The china bowl was many things; my cereal or muesli bowl when breakfast was quick, my sambar or meat curry bowl when the meal was hearty, my indulgent fruit-and-nut sundae bowl when I went overboard with dessert. By the way, that pun on ‘china’ is unintentional. I didn’t notice till after I wrote it, laughed, and kept laughing. That’s the trouble, I almost forgot my thread. Anyway...
I placed the bowl on my side table and pulled it close. The soup came in flimsy plastic boxes, hot enough I worried the plastic would melt. The lid was taped tight. When I finally pried it open, a burst of steam hit my face, carrying that familiar chicken-soupy aroma. It was welcoming, comforting, enticing, soothing, and too much for my stressed nostrils. I sneezed. The jerk sent soup splashing. Some on the side table, some straight on my chest. Boiling liquid seeped through my nylon t-shirt, clinging, scalding. I screamed. My hands let go. The container dropped onto the china bowl, and both tumbled to the floor. Soup splattered my legs, my feet, my stomach, seeping everywhere. I bolted to the shower, stripped, and stood under the cold stream. No blisters, just redness. Things below the waist were still in working order. The sting of cold water on scalded skin was brutal. I screamed again.
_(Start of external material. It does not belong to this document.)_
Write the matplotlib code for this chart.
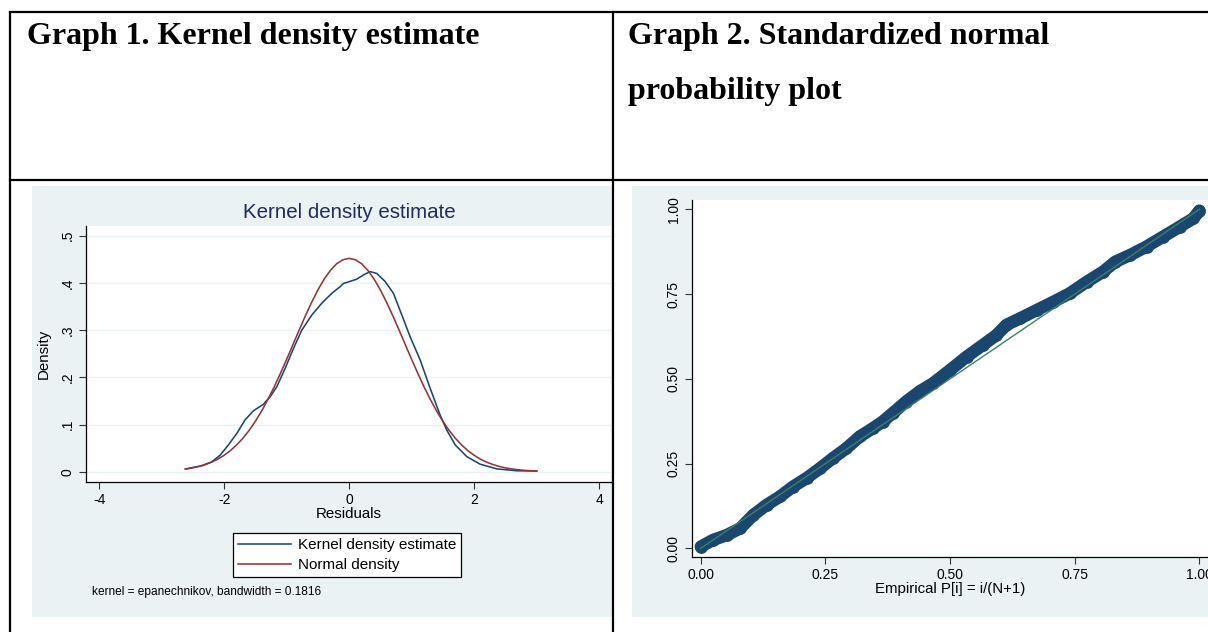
import matplotlib
matplotlib.use('Agg')
import matplotlib.pyplot as plt
from matplotlib.patches import Rectangle
from matplotlib.lines import Line2D

# ---------------- data ----------------
kernel_x = [-2.624, -2.357, -2.197, -2.064, -1.931, -1.797, -1.664, -1.531, -1.371, -1.264, -1.157,
            -1.024, -0.891, -0.757, -0.597, -0.437, -0.277, -0.144, -0.091, -0.037, 0.123, 0.229,
            0.336, 0.443, 0.576, 0.709, 0.843, 0.976, 1.136, 1.296, 1.456, 1.563, 1.696, 1.883,
            2.096, 2.363, 2.683, 3.003]
kernel_y = [0.0057, 0.0127, 0.021, 0.035, 0.057, 0.081, 0.110, 0.129, 0.143, 0.159, 0.180,
            0.219, 0.261, 0.300, 0.332, 0.357, 0.378, 0.392, 0.399, 0.401, 0.408, 0.417,
            0.424, 0.420, 0.403, 0.378, 0.332, 0.286, 0.237, 0.177, 0.120, 0.088, 0.057, 0.032,
            0.016, 0.006, 0.002, 0.0015]

normal_x = [-2.6, -2.5, -2.4, -2.3, -2.2, -2.1, -2.0, -1.9, -1.8, -1.7, -1.6, -1.5, -1.4, -1.3,
            -1.2, -1.1, -1.0, -0.9, -0.8, -0.7, -0.6, -0.5, -0.4, -0.3, -0.2, -0.1, 0.0,
            0.1, 0.2, 0.3, 0.4, 0.5, 0.6, 0.7, 0.8, 0.9, 1.0, 1.1, 1.2, 1.3, 1.4, 1.5, 1.6,
            1.7, 1.8, 1.9, 2.0, 2.1, 2.2, 2.3, 2.4, 2.5, 2.6, 2.7, 2.8, 2.9, 3.0]
normal_y = [0.0059, 0.0082, 0.0112, 0.0152, 0.0203, 0.0267, 0.0348, 0.0447, 0.0566, 0.0708,
            0.0875, 0.1068, 0.1286, 0.1529, 0.1795, 0.2081, 0.2380, 0.2689, 0.2999, 0.3302,
            0.3588, 0.3851, 0.4079, 0.4266, 0.4406, 0.4491, 0.4520,
            0.4491, 0.4406, 0.4266, 0.4079, 0.3851, 0.3588, 0.3302, 0.2999, 0.2689, 0.2380,
            0.2081, 0.1795, 0.1529, 0.1286, 0.1068, 0.0875, 0.0708, 0.0566, 0.0447, 0.0348,
            0.0267, 0.0203, 0.0152, 0.0112, 0.0082, 0.0059, 0.0042, 0.0030, 0.0021, 0.0014]

pp_x = [0.000, 0.025, 0.052, 0.079, 0.105, 0.132, 0.159, 0.185, 0.212, 0.239, 0.265, 0.292, 0.319,
        0.345, 0.365, 0.385, 0.412, 0.439, 0.466, 0.500, 0.533, 0.566, 0.593, 0.613, 0.640, 0.674,
        0.707, 0.740, 0.774, 0.807, 0.831, 0.861, 0.894, 0.927, 0.961, 0.988, 1.000]
pp_y = [0.005, 0.025, 0.039, 0.059, 0.098, 0.128, 0.153, 0.182, 0.207, 0.236, 0.266, 0.295, 0.330,
        0.354, 0.374, 0.399, 0.433, 0.463, 0.487, 0.526, 0.565, 0.600, 0.629, 0.659, 0.678, 0.703,
        0.727, 0.752, 0.786, 0.816, 0.845, 0.865, 0.890, 0.919, 0.949, 0.973, 0.996]
ref_x = [0.0, 1.0]
ref_y = [0.0, 1.0]

k_xticks = [-4, -2, 0, 2, 4]
k_xticklabels = ['-4', '-2', '0', '2', '4']
k_yticks = [0, 0.1, 0.2, 0.3, 0.4, 0.5]
k_yticklabels = ['0', '.1', '.2', '.3', '.4', '.5']
p_ticks = [0, 0.25, 0.5, 0.75, 1.0]
p_ticklabels = ['0.00', '0.25', '0.50', '0.75', '1.00']

header1 = "Graph 1. Kernel density estimate"
header2a = "Graph 2. Standardized normal"
header2b = "probability plot"

# ---------------- style ----------------
W, H = 1208, 632
NAVY = '#1a476f'
MAROON = '#90353b'
GREEN = '#3d7d6b'
BG = '#eaf2f3'
SANS = ['Liberation Sans', 'DejaVu Sans']
SERIF = ['Liberation Serif', 'DejaVu Serif']
TICK_FS = 10
LAB_FS = 10.8

fig = plt.figure(figsize=(W / 100, H / 100), dpi=100)
fig.patch.set_facecolor('white')


def fx(px):
    return px / W


def fy(py):
    return 1 - py / H


def ax_rect(x0, y0, x1, y1):
    return [fx(x0), fy(y1), (x1 - x0) / W, (y1 - y0) / H]


# panel backgrounds
fig.patches.append(Rectangle((fx(32), fy(617)), (612 - 32) / W, (617 - 186) / H,
                             transform=fig.transFigure, facecolor=BG, edgecolor='none', zorder=-5))
fig.patches.append(Rectangle((fx(632), fy(617)), (W - 632) / W, (617 - 186) / H,
                             transform=fig.transFigure, facecolor=BG, edgecolor='none', zorder=-5))

# table lines
lw_tab = 1.6
for (xa, ya, xb, yb) in [(10, 12, W, 12), (10, 180, W, 180), (10, 12, 10, H), (613, 12, 613, H)]:
    fig.add_artist(Line2D([fx(xa), fx(xb)], [fy(ya), fy(yb)], transform=fig.transFigure,
                          color='black', lw=lw_tab, zorder=5))

# headers
HFS = 23
fig.text(fx(27), fy(44), header1, fontfamily=SERIF, fontweight='bold', fontsize=HFS,
         ha='left', va='baseline')
fig.text(fx(628), fy(44), header2a, fontfamily=SERIF, fontweight='bold', fontsize=HFS,
         ha='left', va='baseline')
fig.text(fx(628), fy(99), header2b, fontfamily=SERIF, fontweight='bold', fontsize=HFS,
         ha='left', va='baseline')

# ---------------- left: kernel density ----------------
ax1 = fig.add_axes(ax_rect(86, 226, 611, 482))
ax1.set_zorder(1)
ax1.set_facecolor('white')
ax1.plot(kernel_x, kernel_y, color=NAVY, lw=1.15, label='Kernel density estimate', zorder=3,
         solid_joinstyle='round')
ax1.plot(normal_x, normal_y, color=MAROON, lw=1.15, label='Normal density', zorder=3,
         solid_joinstyle='round')
ax1.set_xlim(-4.21, 4.19)
ax1.set_ylim(-0.0218, 0.5206)
ax1.set_xticks(k_xticks)
ax1.set_xticklabels(k_xticklabels)
ax1.set_yticks(k_yticks)
ax1.set_yticklabels(k_yticklabels, rotation=90, va='center')
for yv in k_yticks:
    ax1.axhline(yv, color=BG, lw=1.0, zorder=1)
for s in ['top', 'right']:
    ax1.spines[s].set_visible(False)
for s in ['left', 'bottom']:
    ax1.spines[s].set_color('black')
    ax1.spines[s].set_linewidth(0.9)
ax1.tick_params(axis='both', direction='out', length=5, width=0.8, color='#333333',
                labelsize=TICK_FS, pad=3)
for t in ax1.get_xticklabels() + ax1.get_yticklabels():
    t.set_fontfamily(SANS)
ax1.set_xlabel('Residuals', fontfamily=SANS, fontsize=LAB_FS, labelpad=0)
ax1.set_ylabel('Density', fontfamily=SANS, fontsize=LAB_FS, labelpad=7)
fig.text(fx(349), fy(213), 'Kernel density estimate', fontfamily=SANS, fontsize=14.8,
         color='#1e2d5a', ha='center', va='center')

handles, labels = ax1.get_legend_handles_labels()
leg = fig.legend(handles, labels, loc='center', bbox_to_anchor=(fx(347), fy(555)),
                 frameon=True, fancybox=False, edgecolor='black', facecolor='white',
                 prop={'family': SANS, 'size': 11}, handlelength=3.5, handletextpad=0.45,
                 borderpad=0.3, labelspacing=0.4, framealpha=1, borderaxespad=0)
leg.get_frame().set_linewidth(0.9)
leg.set_zorder(3)

fig.text(fx(92), fy(592), 'kernel = epanechnikov, bandwidth = 0.1816', fontfamily=SANS,
         fontsize=8.6, ha='left', va='center')

# ---------------- right: P-P plot ----------------
ax2 = fig.add_axes(ax_rect(691.7, 200, W, 557.3))
ax2.set_zorder(1)
ax2.set_facecolor('white')
ax2.plot(pp_x, pp_y, color=NAVY, lw=9.0, solid_capstyle='round', solid_joinstyle='round',
         zorder=3)
ax2.scatter(pp_x, pp_y, s=85, color=NAVY, zorder=3, linewidths=0)
ax2.plot(ref_x, ref_y, color=GREEN, lw=1.0, zorder=4)
ax2.set_xlim(-0.0183, 1.0173)
ax2.set_ylim(-0.0265, 1.0274)
ax2.set_xticks(p_ticks)
ax2.set_xticklabels(p_ticklabels)
ax2.set_yticks(p_ticks)
ax2.set_yticklabels(p_ticklabels, rotation=90, va='center')
for s in ['top', 'right']:
    ax2.spines[s].set_visible(False)
for s in ['left', 'bottom']:
    ax2.spines[s].set_color('black')
    ax2.spines[s].set_linewidth(0.9)
ax2.tick_params(axis='both', direction='out', length=5, width=0.8, color='#333333',
                labelsize=TICK_FS, pad=3)
for t in ax2.get_xticklabels() + ax2.get_yticklabels():
    t.set_fontfamily(SANS)
ax2.set_xlabel('Empirical P[i] = i/(N+1)', fontfamily=SANS, fontsize=LAB_FS, labelpad=0)

fig.savefig('out.png', dpi=100, facecolor='white')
When I returned, the china lay in half a dozen pieces. One large, one medium, many tiny, like a shattered solar system. Soup had soaked into the carpet. The room smelt like a Chinese restaurant, but without the comfort. That was the end of that bowl. I’ll find another, but it won’t be the same. Another piece of life broken away.
*
Monday morning. Lunch was packed in my borosil lunchboxes, twins in a green-and-blue sling bag. One box with chapathis, the other with rajma. I hurried down the stairs and caught my cab. I hate being the reason someone waits; I’d rather suffer irritation myself than cause it. But today I’d made the driver wait. Maybe the day would be smoother.
It wasn’t. At the office gate, my bag slipped. Padded bag, sturdy borosil. I thought nothing of it. But when I picked it up, I heard the rattle. Not chapathis. Glass. I pictured shards glistening against the food. Lunch was sorted. There are options near the office. But glassware, chinaware? Once they break, they don’t come back.
Three things in two days. A mug, a bowl, a box. A piece of me? And maybe that’s the truth of it. Nothing is ever as sturdy as it seems. We build rituals around small objects until they vanish, leaving us a little lighter, a little lonelier. Three breakages, three absences, three quiet reminders. That even the most ordinary things, the mug that woke me, the bowl that fed me, the box that carried my meals, carry a piece of me. And when they break, some piece of me chips off too.